Firstly, the papadum prepares the mouth. Its crispy texture swifly removes the protective outer sheath of the tongue, readying it for the masala onslaught. In the ensuing few bites, although the mouth-burning foods are safely wrapped in chappati, some of it leaks out. Your tongue is now burned on the edges, but still completely capable of transmitting pain to the brain. At this point, you reach for the chaas (buttermilk), but it is too late. Anything that touches the tongue only makes it burn more. As the meal ensues, you become semi-lucid. Finishing the meal and saving whatever dignity you have left become the mission--there is now no concept of enjoying the meal.
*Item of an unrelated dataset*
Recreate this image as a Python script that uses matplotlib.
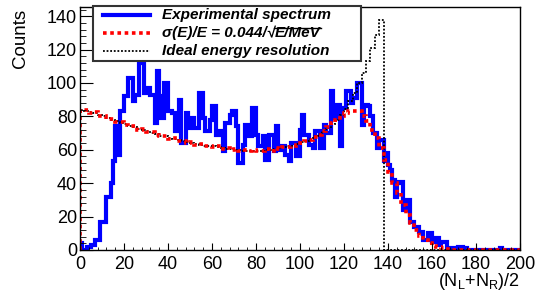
import numpy as np
import matplotlib
matplotlib.use('Agg')
import matplotlib.pyplot as plt
from matplotlib.ticker import MultipleLocator
from matplotlib.lines import Line2D
from matplotlib.patches import Rectangle

plt.rcParams['font.family'] = ['Liberation Sans', 'DejaVu Sans']

# experimental spectrum, 1-unit bins from 0 to 200
exp_counts = [4, 0, 0, 2, 2, 3, 3, 6, 6, 17,
              17, 17, 32, 32, 40, 53, 74, 57, 83, 83,
              92, 92, 103, 103, 89, 93, 93, 113, 112, 94,
              97, 97, 93, 93, 76, 107, 92, 79, 100, 100,
              83, 83, 82, 71, 71, 90, 64, 64, 82, 73,
              79, 79, 73, 73, 94, 94, 79, 71, 71, 78,
              86, 86, 69, 71, 71, 59, 76, 76, 81, 83,
              83, 74, 52, 52, 63, 75, 75, 68, 85, 85,
              69, 62, 62, 68, 54, 54, 69, 69, 59, 74,
              60, 60, 62, 57, 57, 53, 64, 64, 56, 56,
              72, 81, 69, 69, 63, 63, 61, 71, 71, 61,
              61, 75, 70, 70, 95, 79, 79, 87, 62, 85,
              85, 95, 95, 88, 91, 91, 100, 100, 75, 87,
              87, 86, 80, 70, 70, 61, 66, 66, 53, 58,
              51, 48, 42, 32, 40, 41, 41, 24, 30, 30,
              17, 17, 14, 14, 11, 11, 6, 6, 10, 10,
              5, 5, 7, 3, 5, 5, 5, 1, 1, 1,
              1, 1, 2, 2, 0, 1, 0, 0, 0, 0,
              0, 0, 0, 0, 0, 0, 0, 0, 0, 0,
              0, 1, 0, 0, 0, 0, 0, 0, 0, 0]

# ideal resolution, 2-unit bins from 0 to 138
ideal_counts = [84, 83.5, 82.5, 82, 81, 80, 79, 78, 77, 76,
                75.5, 74.5, 73.5, 72.5, 72, 71, 70, 69.5, 68.5, 68,
                67, 66.5, 66, 65, 64.5, 64, 63.5, 63, 62.5, 62,
                62, 61.5, 61, 60.5, 60.5, 60, 60, 59.5, 59.5, 59.5,
                59.5, 59.5, 60, 60, 60.5, 61, 61.5, 62, 62.5, 63.5,
                64.5, 65.5, 66.5, 68, 69.5, 71, 73, 75.5, 78, 81,
                84.5, 89, 94, 100, 106, 113, 121, 129, 138]

# smeared with sigma(E)/E = 0.044/sqrt(E), 2-unit bins from 0 to 168
smeared_counts = [83.5, 84, 82, 82.5, 80.5, 80.5, 78.5, 78.5, 76.5, 76.5,
                  75, 74.5, 74, 72, 72.5, 70.5, 70.5, 69, 68.5, 68.5,
                  66.5, 67, 65.5, 65.5, 64, 64.5, 63, 63.5, 62, 62.5,
                  61.5, 62, 60.5, 61, 60, 60.5, 59.5, 60, 59, 60,
                  59.5, 59, 60.5, 59.5, 61, 60.5, 61.5, 61.5, 62.5, 63,
                  64, 65, 66, 67.5, 69, 71, 73.5, 76, 78, 80.5,
                  82, 83, 83.5, 83, 80, 77, 72, 67, 61, 54,
                  47, 40, 34, 27, 21, 16, 12, 8.5, 6, 4,
                  2.5, 1.5, 1, 0.5]

# the sqrt label is split: part before the radical, part under the bar
legend_labels = [('Experimental spectrum', ''),
                 ('\u03c3(E)/E = 0.044/\u221a', 'E/MeV'),
                 ('Ideal energy resolution', '')]

exp_edges = np.arange(0, 201, 1)
ideal = np.concatenate([ideal_counts, np.zeros(100 - len(ideal_counts))])
smeared = np.concatenate([smeared_counts, np.zeros(100 - len(smeared_counts))])
edges2 = np.arange(0, 201, 2)

W, H = 535, 297
fig = plt.figure(figsize=(W / 100, H / 100), dpi=100)
ax = fig.add_axes([80 / W, 47 / H, 440 / W, 243 / H])

blue = dict(color='#0000ff', lw=3)
red = dict(color='#ff0000', lw=2.6, linestyle=(0, (1, 1)))
black = dict(color='black', lw=1.3, linestyle=(0, (1, 1)))

ax.stairs(exp_counts, exp_edges, **blue)
ax.stairs(ideal, edges2, **black)
ax.stairs(smeared, edges2, **red)

ax.set_xlim(0, 200)
ax.set_ylim(0, 145.5)
ax.xaxis.set_major_locator(MultipleLocator(20))
ax.xaxis.set_minor_locator(MultipleLocator(4))
ax.yaxis.set_major_locator(MultipleLocator(20))
ax.yaxis.set_minor_locator(MultipleLocator(4))
ax.tick_params(which='both', direction='in', top=False, right=False, labelsize=13)
ax.tick_params(axis='y', which='major', length=9, pad=2)
ax.tick_params(axis='y', which='minor', length=4.5)
ax.tick_params(axis='x', which='major', length=5, pad=4)
ax.tick_params(axis='x', which='minor', length=2.5)
for s in ax.spines.values():
    s.set_linewidth(1)

fig.text(20 / W, 1 - 9 / H, 'Counts', rotation=90, ha='center', va='top', fontsize=13.5)
fig.text(520 / W, 1 - 271 / H, r'(N$_\mathregular{L}$+N$_\mathregular{R}$)/2',
         ha='right', va='top', fontsize=13)

# legend box drawn by hand so the rows keep the reference spacing
fig.add_artist(Rectangle((93 / W, 1 - 61 / H), 268 / W, 55 / H, transform=fig.transFigure,
                         facecolor='white', edgecolor='#333333', lw=1.5, zorder=5))
renderer = fig.canvas.get_renderer()
font = dict(fontsize=11, fontweight='bold', fontstyle='italic', zorder=7)
for row, ((lab, under), st) in enumerate(zip(legend_labels, [blue, red, black])):
    yy = 1 - (15 + 18 * row) / H
    fig.add_artist(Line2D([103 / W, 150 / W], [yy, yy], transform=fig.transFigure, zorder=6, **st))
    t1 = fig.text(162 / W, yy, lab, ha='left', va='center', **font)
    if under:
        bb1 = t1.get_window_extent(renderer)
        t2 = fig.text(bb1.x1 / W, yy, under, ha='left', va='center', **font)
        bb2 = t2.get_window_extent(renderer)
        ytop = (bb2.y1 - 1.5) / H
        fig.add_artist(Line2D([(bb1.x1 - 1) / W, bb2.x1 / W], [ytop, ytop],
                              transform=fig.transFigure, color='black', lw=1, zorder=7))

fig.savefig('out.png', dpi=100)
It is something to be endured, like a root canal. By now, sweat is literally dripping off your forehead, and your nose is running profusely. You dab it with your short shirt sleeves, but quickly run out of space--it is only during these moments that you see the logic in wearing long-sleeved shirts, as all Indians do. Your hands, being full of sauce, are useless.

Strategy comes into play--the most spicy dishes must be identified, and your consumption of them must be punctuated by time, wiping of bodily fluids and cool yoghurt. This is not to say that the pain is lessened. It is simply that your threshold of pain has been reached, and you fear the consequences of pushing your body, imagining possible outcomes as fainting or wetting your pants (which would be quite refreshing, but socially unacceptable).

Invariably, now that you have snot dribbling from your nose to your upper lip and your eyes burn from the sweat and the chilli that entered them when you tried to wipe your nose, the waiter comes around and, in the manner unique to the small towns, tries to cajole you into taking more food (just like home!). I have, at times, be able only to turn my face away, hold my hands over my plate, do anything to convey convincingly that i have enough on my plate already. Verbal communication is impossible, not only because of the language barrier, but because your tongue has decided to run away from your mouth and is now hung loosely around your chin, trying to inch itself into the bowl of yoghurt in front of you.

Finally, you finish the meal. You jump up from the table, make your way through the tears to the wash basin, where you wash the burning agents from your hands, mouth, eyes, neck, ears. Cleansed of the spices as well as any dignity you once had, you return to the table, where your friends are already making plans for the next meal.

This is my experience of many Indian meals. I'm going to McDonalds for dinner tonight.